§ **Problem details**:
Reply with one number: how many lines contain the word "Apache".

§ **Data to use**:
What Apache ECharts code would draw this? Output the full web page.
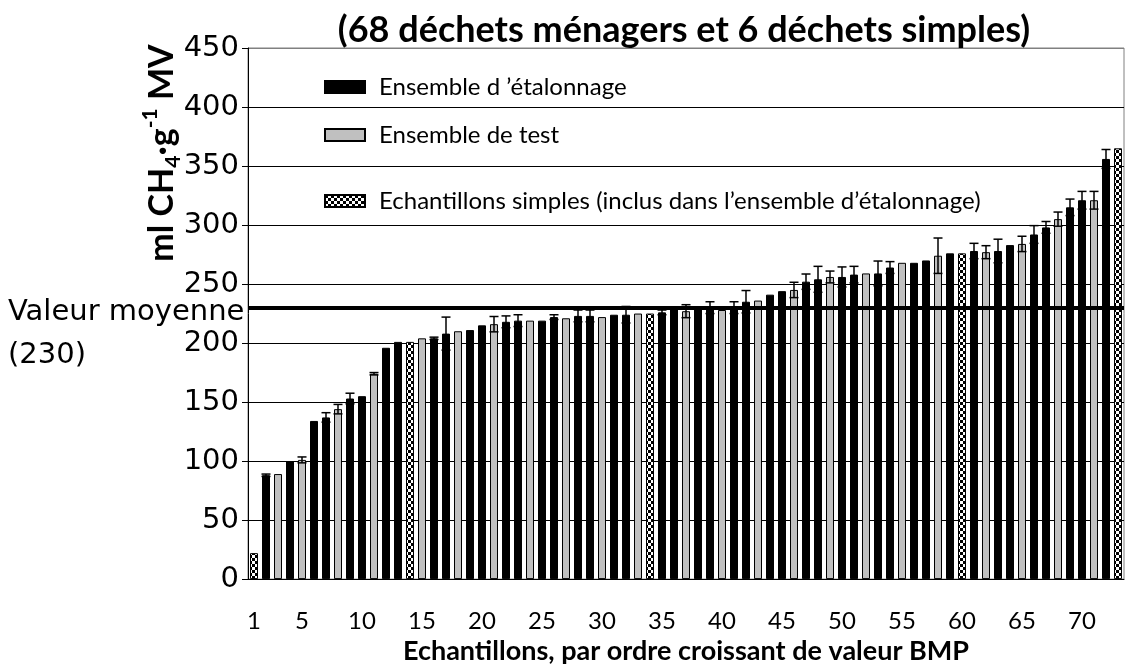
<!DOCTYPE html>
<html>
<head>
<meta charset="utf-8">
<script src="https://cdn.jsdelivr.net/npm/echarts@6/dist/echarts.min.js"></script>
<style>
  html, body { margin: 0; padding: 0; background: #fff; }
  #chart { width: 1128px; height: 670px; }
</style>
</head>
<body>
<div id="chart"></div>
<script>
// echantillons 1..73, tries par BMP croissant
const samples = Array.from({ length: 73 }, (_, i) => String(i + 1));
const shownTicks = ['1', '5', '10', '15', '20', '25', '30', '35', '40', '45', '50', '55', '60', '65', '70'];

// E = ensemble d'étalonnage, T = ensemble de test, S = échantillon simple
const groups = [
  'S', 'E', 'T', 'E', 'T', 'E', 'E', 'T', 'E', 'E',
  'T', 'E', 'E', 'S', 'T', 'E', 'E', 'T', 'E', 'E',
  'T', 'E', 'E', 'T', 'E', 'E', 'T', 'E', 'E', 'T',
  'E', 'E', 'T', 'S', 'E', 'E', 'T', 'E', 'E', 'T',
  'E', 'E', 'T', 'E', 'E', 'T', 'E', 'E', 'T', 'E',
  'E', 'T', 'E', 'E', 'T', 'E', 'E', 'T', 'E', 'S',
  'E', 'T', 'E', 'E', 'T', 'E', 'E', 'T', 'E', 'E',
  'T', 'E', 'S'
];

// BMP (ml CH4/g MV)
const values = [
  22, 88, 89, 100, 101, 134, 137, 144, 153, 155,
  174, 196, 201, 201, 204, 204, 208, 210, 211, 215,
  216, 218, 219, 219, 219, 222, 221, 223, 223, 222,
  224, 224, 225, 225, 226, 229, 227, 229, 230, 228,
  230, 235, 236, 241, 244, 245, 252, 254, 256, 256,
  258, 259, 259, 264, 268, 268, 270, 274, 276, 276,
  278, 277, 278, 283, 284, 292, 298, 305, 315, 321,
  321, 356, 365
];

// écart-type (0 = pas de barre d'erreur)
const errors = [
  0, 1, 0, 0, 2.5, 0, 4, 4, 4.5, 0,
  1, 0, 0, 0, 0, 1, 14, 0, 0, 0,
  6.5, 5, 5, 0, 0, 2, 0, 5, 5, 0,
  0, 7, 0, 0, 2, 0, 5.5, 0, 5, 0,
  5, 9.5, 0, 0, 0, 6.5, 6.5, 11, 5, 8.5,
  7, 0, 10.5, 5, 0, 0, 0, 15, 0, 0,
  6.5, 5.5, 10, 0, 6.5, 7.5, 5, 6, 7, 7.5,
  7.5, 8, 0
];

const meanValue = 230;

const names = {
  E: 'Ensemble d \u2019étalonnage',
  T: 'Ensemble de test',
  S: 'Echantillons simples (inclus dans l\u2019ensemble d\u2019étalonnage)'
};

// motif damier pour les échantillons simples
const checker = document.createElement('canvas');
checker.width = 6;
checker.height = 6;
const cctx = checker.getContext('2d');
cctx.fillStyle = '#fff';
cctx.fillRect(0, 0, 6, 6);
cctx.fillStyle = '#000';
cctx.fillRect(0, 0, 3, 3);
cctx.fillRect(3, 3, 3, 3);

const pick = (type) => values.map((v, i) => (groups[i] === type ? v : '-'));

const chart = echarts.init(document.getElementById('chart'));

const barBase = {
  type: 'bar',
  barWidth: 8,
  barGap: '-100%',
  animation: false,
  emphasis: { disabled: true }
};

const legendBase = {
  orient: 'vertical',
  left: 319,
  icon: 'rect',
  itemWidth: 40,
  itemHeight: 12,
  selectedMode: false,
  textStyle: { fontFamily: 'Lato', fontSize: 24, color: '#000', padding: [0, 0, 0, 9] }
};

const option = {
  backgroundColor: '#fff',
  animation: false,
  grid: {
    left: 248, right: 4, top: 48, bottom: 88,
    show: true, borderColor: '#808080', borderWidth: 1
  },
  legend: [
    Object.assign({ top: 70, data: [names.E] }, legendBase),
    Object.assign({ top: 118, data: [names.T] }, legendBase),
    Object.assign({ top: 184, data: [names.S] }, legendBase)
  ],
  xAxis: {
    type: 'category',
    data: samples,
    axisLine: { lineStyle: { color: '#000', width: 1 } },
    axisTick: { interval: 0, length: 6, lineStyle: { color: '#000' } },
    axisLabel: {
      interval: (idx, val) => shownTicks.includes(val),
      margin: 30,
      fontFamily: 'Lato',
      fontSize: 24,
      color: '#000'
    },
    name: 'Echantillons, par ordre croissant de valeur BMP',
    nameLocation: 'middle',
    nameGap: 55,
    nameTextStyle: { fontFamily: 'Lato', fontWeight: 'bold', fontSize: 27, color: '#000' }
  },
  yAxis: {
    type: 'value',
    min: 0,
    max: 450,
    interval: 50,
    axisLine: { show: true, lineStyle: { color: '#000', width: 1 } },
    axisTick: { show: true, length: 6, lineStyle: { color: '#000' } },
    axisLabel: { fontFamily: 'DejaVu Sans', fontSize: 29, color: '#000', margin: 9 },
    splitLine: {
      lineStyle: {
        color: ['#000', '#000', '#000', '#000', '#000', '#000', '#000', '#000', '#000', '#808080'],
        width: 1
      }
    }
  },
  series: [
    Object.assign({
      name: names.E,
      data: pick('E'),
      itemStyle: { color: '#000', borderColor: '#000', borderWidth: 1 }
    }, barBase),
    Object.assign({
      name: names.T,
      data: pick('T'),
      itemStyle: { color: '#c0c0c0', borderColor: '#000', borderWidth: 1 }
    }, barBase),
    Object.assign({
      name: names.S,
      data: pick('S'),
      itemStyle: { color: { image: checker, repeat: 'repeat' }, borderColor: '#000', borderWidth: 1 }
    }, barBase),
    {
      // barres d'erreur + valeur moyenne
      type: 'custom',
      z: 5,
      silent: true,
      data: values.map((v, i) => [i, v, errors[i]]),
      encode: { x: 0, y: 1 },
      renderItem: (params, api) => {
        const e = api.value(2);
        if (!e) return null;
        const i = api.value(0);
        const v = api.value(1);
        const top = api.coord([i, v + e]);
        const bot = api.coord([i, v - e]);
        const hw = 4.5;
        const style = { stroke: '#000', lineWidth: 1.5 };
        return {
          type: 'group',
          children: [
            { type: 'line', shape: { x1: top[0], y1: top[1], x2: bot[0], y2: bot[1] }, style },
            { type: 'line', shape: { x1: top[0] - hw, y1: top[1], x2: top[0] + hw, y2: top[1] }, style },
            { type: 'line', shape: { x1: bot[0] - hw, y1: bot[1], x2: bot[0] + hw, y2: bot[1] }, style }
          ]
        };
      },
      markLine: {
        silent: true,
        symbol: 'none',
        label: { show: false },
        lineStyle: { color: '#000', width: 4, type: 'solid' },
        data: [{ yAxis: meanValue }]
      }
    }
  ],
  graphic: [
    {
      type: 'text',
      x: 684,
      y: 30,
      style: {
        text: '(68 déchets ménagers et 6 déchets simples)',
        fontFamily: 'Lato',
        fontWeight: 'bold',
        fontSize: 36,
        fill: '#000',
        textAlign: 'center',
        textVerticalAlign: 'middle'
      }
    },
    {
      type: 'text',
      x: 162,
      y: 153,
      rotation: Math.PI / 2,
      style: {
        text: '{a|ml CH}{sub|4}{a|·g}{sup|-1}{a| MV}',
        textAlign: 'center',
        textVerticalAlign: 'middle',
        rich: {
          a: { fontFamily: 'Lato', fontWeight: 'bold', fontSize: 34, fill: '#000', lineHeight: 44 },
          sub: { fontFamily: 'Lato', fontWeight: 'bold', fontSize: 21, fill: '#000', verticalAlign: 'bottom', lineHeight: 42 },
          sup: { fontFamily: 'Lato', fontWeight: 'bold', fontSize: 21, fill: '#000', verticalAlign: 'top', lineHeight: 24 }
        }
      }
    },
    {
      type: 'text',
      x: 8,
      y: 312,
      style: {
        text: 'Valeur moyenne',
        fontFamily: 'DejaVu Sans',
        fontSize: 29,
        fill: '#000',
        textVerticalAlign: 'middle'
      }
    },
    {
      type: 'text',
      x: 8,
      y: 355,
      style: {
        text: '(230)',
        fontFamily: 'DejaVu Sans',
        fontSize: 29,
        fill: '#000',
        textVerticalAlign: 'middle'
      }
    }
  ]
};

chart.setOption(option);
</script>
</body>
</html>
...
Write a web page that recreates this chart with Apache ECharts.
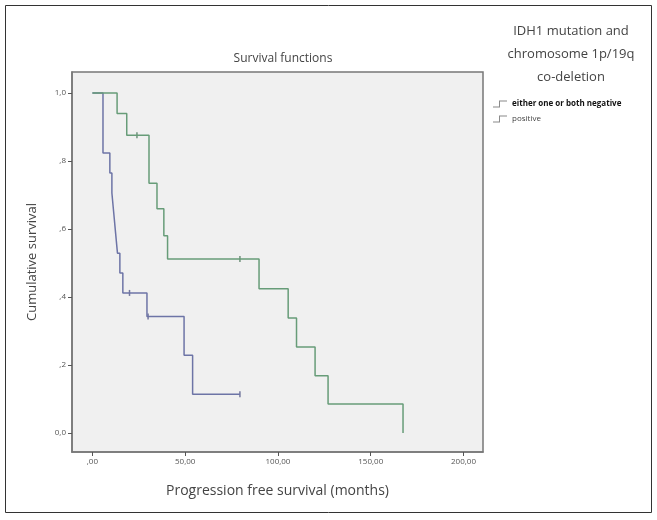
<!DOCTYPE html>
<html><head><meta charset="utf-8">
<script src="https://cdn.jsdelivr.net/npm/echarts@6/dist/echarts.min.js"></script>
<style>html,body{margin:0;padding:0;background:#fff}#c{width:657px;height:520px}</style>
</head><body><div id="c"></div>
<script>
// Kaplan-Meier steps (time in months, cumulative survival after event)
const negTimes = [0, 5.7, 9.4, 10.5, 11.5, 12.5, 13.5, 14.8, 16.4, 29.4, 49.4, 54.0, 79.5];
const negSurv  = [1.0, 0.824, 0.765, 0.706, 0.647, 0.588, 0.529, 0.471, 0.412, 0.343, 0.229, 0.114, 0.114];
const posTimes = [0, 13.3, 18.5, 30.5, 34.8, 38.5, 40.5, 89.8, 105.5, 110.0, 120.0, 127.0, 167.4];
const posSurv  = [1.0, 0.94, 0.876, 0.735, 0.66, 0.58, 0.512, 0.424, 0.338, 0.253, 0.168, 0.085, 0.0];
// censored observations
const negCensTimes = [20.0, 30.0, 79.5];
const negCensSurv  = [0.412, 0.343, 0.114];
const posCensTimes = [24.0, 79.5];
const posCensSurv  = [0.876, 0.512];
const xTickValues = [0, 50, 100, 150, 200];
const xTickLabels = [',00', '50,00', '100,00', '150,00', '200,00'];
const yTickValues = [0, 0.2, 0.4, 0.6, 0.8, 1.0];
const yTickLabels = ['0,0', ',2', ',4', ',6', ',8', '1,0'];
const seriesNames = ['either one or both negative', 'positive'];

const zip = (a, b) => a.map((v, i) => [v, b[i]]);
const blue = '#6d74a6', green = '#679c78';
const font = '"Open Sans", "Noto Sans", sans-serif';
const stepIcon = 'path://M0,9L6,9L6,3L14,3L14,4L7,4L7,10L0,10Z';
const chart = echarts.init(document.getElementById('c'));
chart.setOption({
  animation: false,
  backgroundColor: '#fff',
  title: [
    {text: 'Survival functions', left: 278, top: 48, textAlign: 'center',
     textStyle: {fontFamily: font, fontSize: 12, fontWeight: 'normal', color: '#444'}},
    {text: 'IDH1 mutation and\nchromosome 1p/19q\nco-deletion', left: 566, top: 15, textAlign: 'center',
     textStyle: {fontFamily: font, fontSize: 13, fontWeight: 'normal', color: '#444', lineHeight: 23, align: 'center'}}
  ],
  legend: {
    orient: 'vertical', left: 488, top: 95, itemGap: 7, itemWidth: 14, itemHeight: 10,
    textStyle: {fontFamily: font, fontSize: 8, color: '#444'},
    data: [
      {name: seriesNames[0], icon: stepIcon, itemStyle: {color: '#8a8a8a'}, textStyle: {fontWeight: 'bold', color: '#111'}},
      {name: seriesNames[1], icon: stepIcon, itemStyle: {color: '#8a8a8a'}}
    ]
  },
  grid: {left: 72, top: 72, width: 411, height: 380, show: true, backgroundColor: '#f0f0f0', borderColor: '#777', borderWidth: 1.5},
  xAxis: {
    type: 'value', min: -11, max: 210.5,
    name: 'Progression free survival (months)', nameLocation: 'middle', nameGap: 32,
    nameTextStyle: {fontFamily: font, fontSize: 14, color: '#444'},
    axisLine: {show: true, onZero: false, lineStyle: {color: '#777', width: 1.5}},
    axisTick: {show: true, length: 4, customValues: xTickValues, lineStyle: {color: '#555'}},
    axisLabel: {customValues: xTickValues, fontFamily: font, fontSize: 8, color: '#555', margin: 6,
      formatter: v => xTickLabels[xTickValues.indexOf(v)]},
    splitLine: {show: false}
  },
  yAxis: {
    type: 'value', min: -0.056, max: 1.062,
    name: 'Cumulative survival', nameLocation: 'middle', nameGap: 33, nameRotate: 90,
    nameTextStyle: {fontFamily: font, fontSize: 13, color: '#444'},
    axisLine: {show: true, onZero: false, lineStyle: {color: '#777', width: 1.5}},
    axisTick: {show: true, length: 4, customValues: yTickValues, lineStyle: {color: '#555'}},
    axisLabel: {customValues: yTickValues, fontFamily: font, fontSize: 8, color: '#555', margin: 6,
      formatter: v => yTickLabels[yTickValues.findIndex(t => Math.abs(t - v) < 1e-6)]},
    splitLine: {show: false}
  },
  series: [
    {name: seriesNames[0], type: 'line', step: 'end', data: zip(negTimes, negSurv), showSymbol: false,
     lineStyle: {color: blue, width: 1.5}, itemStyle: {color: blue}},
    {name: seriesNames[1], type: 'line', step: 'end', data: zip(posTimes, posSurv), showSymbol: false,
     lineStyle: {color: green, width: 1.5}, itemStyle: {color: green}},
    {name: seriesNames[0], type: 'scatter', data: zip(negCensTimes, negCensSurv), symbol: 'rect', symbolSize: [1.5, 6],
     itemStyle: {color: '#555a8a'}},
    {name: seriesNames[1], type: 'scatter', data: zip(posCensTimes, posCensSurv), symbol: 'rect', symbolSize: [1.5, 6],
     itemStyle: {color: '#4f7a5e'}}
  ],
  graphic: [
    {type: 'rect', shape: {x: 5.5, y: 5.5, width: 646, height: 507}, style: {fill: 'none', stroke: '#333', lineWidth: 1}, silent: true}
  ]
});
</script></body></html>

§ **The solution**:
2